Wednesday, December 30, 2009

Last School Day of the Year:

At my school, Baan Kok Yang, we celebrated this day by "feeding the monks." Monks do not "earn a living" in the conventional sense. They give to their communities by praying for them and presiding over celebrations and funerals, blessing people and things, etc.

In return, the communities provide for them. In most places, the monks go out each morning with their Alms Bowls and people put food for the day in the bowls--rice, curry, fruit or whatever they have. Monks eat only one meal per day--in the morning. Then they eat nothing until the next morning.

At our school, each child brought a bag from home and the teachers each made up a bag of food. Cooked foods such as rice or soups are put into plastic bags and tied with a rubber band. But on this day, staples--including canned goods, raw rice, bottles of water, etc.--are given.

Four monks came to our school and left with the back of a donated-for-the-day pick-up truck filled with bags of staples. They chanted, blessed us and prayed for us in the new year.

Wan Li, my host teacher, is Christian and a couple of the other teachers are Muslim. They may choose to participate or not in this very Buddhist tradition. Since the monks will starve if the people do not feed them, most participate. The monks are regarded as holy men by people of all faiths.

Waiting for the arrival of the important guests: the monks. Each child has his/her offering in hand.

Chants and prayers.

Gifts for the monks.

Alms bowls lined up and waiting to be filled.

Our four monks with their alms bowls worn in a sling around their shoulders.

Monk blessing the crowd by sprinkling us with water.

Making offerings to the monks.

Monks departing with the offerings given to them.

After the monks departed, there were no classes. The day was given over to partying. Wan Li had asked me "to please perform hula" on this day, so I came prepared in my mumuuu and brought my computer which has all my itunes music on it.

We couldn't fit everyone into one classroom where they had hooked my computer up to speakers, so I have to perform again on the first school day of the New Year, next Monday.

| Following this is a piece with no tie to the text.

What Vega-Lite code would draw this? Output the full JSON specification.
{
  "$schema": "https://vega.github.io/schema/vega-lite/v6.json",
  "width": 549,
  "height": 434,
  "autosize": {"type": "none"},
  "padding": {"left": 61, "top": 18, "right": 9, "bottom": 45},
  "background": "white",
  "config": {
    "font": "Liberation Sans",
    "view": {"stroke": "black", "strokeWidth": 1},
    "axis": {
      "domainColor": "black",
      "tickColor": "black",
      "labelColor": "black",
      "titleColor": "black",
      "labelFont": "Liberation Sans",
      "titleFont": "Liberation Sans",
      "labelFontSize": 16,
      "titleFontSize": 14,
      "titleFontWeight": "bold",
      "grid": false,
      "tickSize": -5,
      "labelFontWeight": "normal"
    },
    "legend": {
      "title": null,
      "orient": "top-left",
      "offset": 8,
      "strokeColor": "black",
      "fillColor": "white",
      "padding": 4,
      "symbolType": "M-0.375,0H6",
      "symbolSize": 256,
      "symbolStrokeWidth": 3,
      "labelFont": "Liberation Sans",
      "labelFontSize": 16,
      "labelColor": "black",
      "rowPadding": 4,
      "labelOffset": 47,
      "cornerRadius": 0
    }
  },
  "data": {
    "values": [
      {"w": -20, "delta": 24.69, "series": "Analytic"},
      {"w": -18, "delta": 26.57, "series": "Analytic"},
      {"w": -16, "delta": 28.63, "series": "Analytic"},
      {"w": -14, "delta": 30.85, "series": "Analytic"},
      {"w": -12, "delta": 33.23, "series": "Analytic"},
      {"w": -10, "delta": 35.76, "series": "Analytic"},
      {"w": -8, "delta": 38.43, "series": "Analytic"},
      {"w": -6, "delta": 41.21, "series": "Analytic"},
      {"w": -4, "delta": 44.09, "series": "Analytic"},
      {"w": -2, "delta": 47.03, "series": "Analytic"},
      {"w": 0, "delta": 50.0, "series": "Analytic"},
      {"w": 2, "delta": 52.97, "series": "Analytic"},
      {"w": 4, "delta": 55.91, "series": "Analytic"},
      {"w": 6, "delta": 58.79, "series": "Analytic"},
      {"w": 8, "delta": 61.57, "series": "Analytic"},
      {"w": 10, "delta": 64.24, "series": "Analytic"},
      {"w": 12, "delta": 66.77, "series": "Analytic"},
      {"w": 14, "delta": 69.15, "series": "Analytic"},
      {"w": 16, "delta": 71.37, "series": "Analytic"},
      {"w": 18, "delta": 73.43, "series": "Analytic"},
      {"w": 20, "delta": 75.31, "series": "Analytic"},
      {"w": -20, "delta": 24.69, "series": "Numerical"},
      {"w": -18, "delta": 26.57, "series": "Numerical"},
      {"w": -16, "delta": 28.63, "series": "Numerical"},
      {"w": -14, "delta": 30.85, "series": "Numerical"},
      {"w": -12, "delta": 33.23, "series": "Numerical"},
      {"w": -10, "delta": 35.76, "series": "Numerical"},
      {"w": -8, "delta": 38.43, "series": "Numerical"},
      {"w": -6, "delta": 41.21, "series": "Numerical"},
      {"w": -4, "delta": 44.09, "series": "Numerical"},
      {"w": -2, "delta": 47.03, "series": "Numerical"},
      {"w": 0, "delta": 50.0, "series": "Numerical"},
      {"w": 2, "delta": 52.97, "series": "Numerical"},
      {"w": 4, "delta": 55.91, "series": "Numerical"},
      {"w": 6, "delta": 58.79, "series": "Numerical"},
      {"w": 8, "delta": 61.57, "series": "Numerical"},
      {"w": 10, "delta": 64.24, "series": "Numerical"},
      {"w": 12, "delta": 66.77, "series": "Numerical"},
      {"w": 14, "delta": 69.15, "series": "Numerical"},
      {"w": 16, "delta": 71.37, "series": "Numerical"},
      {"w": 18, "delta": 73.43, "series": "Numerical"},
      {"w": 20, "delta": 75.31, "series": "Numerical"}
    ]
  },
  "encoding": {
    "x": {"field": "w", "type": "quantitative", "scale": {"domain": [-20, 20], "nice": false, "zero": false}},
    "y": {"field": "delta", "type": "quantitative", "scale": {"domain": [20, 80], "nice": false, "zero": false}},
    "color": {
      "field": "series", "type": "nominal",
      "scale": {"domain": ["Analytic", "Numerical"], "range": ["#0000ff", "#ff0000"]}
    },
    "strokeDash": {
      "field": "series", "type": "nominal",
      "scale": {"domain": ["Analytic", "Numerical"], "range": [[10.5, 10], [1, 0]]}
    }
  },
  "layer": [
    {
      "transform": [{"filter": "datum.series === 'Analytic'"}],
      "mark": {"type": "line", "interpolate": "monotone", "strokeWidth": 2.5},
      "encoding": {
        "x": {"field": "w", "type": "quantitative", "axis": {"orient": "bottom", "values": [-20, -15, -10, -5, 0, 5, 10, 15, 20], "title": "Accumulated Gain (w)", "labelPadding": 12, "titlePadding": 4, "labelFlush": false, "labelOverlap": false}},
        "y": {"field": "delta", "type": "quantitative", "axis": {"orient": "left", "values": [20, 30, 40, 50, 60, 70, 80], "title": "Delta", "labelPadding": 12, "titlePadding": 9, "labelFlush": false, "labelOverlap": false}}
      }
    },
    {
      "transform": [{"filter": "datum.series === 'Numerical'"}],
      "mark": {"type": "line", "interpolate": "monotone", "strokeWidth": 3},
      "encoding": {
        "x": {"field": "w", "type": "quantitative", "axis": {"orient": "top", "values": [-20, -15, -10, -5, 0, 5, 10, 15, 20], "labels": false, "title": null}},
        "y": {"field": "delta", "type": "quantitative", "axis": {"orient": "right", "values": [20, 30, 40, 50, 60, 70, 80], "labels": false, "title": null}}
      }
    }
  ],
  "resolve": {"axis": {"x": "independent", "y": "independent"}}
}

For the remainder of the day, those who had a chance to watch the hula performance "tried out their hula moves." They are familiar with Thai dancing and some had even heard of hula (Hawaiian dancing) long before I ever got here--so I am glad I brought a mumuuuu with me and could share it!

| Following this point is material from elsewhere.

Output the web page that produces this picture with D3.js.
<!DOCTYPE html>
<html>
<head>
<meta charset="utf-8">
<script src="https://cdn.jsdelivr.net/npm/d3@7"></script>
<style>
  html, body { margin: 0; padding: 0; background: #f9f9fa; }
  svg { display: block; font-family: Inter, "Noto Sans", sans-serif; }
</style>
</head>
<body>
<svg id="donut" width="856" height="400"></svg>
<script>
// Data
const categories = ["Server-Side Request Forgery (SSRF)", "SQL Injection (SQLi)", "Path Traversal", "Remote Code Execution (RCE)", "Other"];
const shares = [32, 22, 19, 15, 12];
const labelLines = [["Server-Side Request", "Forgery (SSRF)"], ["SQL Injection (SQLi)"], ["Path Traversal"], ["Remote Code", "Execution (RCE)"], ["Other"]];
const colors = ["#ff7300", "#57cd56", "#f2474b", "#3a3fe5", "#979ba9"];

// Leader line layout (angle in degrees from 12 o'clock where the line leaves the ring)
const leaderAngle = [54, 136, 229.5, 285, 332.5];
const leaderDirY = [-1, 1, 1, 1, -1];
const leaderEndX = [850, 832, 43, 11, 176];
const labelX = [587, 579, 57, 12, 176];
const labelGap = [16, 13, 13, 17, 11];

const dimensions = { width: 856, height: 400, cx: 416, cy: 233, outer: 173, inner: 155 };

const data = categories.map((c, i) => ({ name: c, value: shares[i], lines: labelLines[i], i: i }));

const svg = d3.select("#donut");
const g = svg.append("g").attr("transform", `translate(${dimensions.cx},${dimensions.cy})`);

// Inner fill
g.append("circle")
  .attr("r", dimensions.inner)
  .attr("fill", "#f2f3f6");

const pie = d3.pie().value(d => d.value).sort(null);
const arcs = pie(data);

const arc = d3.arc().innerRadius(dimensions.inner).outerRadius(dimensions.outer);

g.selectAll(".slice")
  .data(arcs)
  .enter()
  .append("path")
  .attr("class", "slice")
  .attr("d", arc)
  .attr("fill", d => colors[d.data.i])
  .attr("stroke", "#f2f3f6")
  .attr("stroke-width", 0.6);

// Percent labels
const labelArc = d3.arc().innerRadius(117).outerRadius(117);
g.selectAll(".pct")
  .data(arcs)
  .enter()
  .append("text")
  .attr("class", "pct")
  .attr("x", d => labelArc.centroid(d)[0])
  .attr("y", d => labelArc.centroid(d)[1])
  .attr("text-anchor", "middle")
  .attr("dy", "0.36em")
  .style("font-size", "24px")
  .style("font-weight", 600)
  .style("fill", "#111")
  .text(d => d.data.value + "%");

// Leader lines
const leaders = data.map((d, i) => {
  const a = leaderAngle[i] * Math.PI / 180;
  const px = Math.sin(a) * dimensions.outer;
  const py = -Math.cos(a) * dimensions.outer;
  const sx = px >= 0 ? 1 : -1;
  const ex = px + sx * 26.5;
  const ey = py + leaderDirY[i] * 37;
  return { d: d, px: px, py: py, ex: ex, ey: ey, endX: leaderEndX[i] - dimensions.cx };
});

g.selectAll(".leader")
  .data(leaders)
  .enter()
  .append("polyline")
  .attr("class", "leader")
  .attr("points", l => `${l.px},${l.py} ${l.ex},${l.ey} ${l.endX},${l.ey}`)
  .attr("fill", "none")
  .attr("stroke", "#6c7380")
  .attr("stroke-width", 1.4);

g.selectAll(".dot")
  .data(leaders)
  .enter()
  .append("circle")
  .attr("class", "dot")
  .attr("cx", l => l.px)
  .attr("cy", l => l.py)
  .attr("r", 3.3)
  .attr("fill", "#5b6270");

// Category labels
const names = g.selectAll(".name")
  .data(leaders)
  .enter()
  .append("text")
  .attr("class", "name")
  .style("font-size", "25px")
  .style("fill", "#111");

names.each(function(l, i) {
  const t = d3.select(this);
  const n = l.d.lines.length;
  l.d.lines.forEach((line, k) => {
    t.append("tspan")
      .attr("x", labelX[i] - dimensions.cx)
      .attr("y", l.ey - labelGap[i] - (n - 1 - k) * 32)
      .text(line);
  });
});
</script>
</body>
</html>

The partying was amazing. The teachers had their own party with lots of food--and the kids literally took over the classrooms, dancing (even on top of the desks), playing games, eating, running, shouting, etc. They were allowed to do whatever they wanted. In a prim, proper Thai school where everyone lines up in the morning in front of school for the National anthem and only good behavior is allowed, it was somewhat shocking to see the complete lack of any discipline or control. The kids just had a free-for-all great time.

"Today, is just have for fun," Wan Li explained. "Be happy. No work. Is good, yes?"

Yes, it was.

Wan Li on the left and a teacher from one of the lower grades on the right. She asked me to teach her some basic hula.

Students waiting for me to perform hula. This was one of the most unusual hula performances I have ever done. The kids kept bursting into applause all through the dance. I had explained first that hula always tells a story and told them to see if they could pick out the motions for ocean, waterfall, mountains, flowers, etc. that the song, "These Islands" is about. I chose that mele (song) because Thailand also has all of these things, and I hoped they could relate to it--and also learn some vocabulary words. They got very excited when they could tell what the motions were saying.


  1. Love the pics! These kids are beautiful. We have a feeling they will all be dancing hula before you leave. What a wonderful gift.

    Sara and Eddie

  2. Aw too cute! Sounds like you're having a good time and the people sound so lovely. Miss you and Happy New Year! Great pics as well. Love you!


  3. Looks like you'll have to learn the phrase "I'm sorry" :) (Re: Trying to speak a foreign language and saying "bad luck to you" when you mean to say "this is beautiful," will keep you humble.)


  4. sounds like a great day all around! ya know, i havent seen you hula before! maybe you could show me sometime?

    and, by the way, i love ur "random thoughts" section...i just found it!